1- Neoconstitucionalismo e suas premissas teóricas gerais no cenário Brasileiro
O constitucionalismo moderno traduz uma ruptura com paradigmas teóricos que alimentaram a compreensão do Direito até meados do século XX, sendo a corrente então predominante a do juspositivismo, a qual já havia sido modelo que ganhou espaço com a crise do jusnaturalismo, cujas premissas foram desenvolvidas no século XVIII, durante as revoluções burguesas.
A partir do período pós Segunda Guerra Mundial, percebe-se o surgimento de modelos jurídicos que buscam a superação do paradigma positivista, dado o abalo de suas estruturas e os limites impostos por uma nova realidade emergente. Em vários países, novos modelos de constitucionalismo passaram se desenvolver, com bases científicas que fariam propagar novas teorias do direito (CARBONELL, 2009, p. 9 - 10).
No Brasil, a nova onda constitucionalista se verificou com a promulgação da Constituição de 1988, cujas bases resultaram no modelo que hoje se desenha e se denomina de Neoconstitucionalismo. Miguel Carbonell (2009, p. 9) ensina que o constitucionalismo pós Segunda Guerra Mundial não se mostra de modo estático, devendo-se falar, na verdade, em “neoconstitucionalismos”, porquanto se verifica panoramas jurídicos com estruturas diversas, surgidos em momentos diferentes.
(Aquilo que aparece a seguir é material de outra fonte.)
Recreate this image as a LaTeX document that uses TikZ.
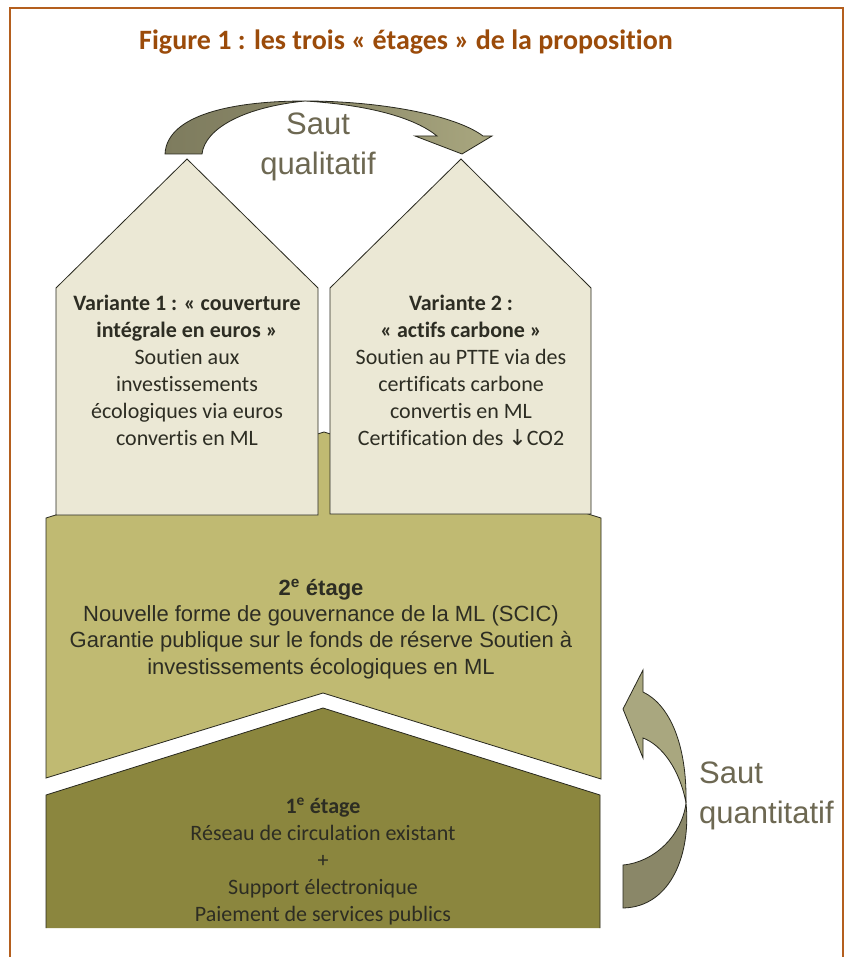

Portanto, não se pode pensar que o modelo que se chama de neoconstitucionalismo no Brasil seja um modelo geral igualmente aplicável em outros países.
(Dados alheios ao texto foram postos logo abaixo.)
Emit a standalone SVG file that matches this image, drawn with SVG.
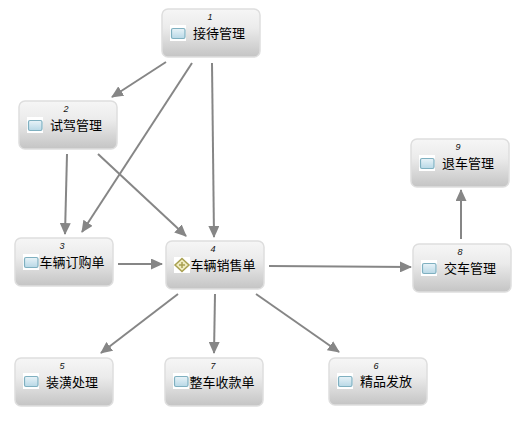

No entanto, a intenção aqui não é tratar dos diversos ordenamentos constitucionais surgidos em países diversos, mas sim ter uma visão geral sobre o Neoconstitucionalismo brasileiro, de modo a se verificar suas implicações no Processo Civil.
A mudança de paradigma no constitucionalismo hodierno implica em construção de novas perspectivas para os ramos infraconstitucionais do Direito, notadamente quando se verifica uma significativa interferência nos padrões da hermenêutica utilizada para a interpretação e aplicação das normas.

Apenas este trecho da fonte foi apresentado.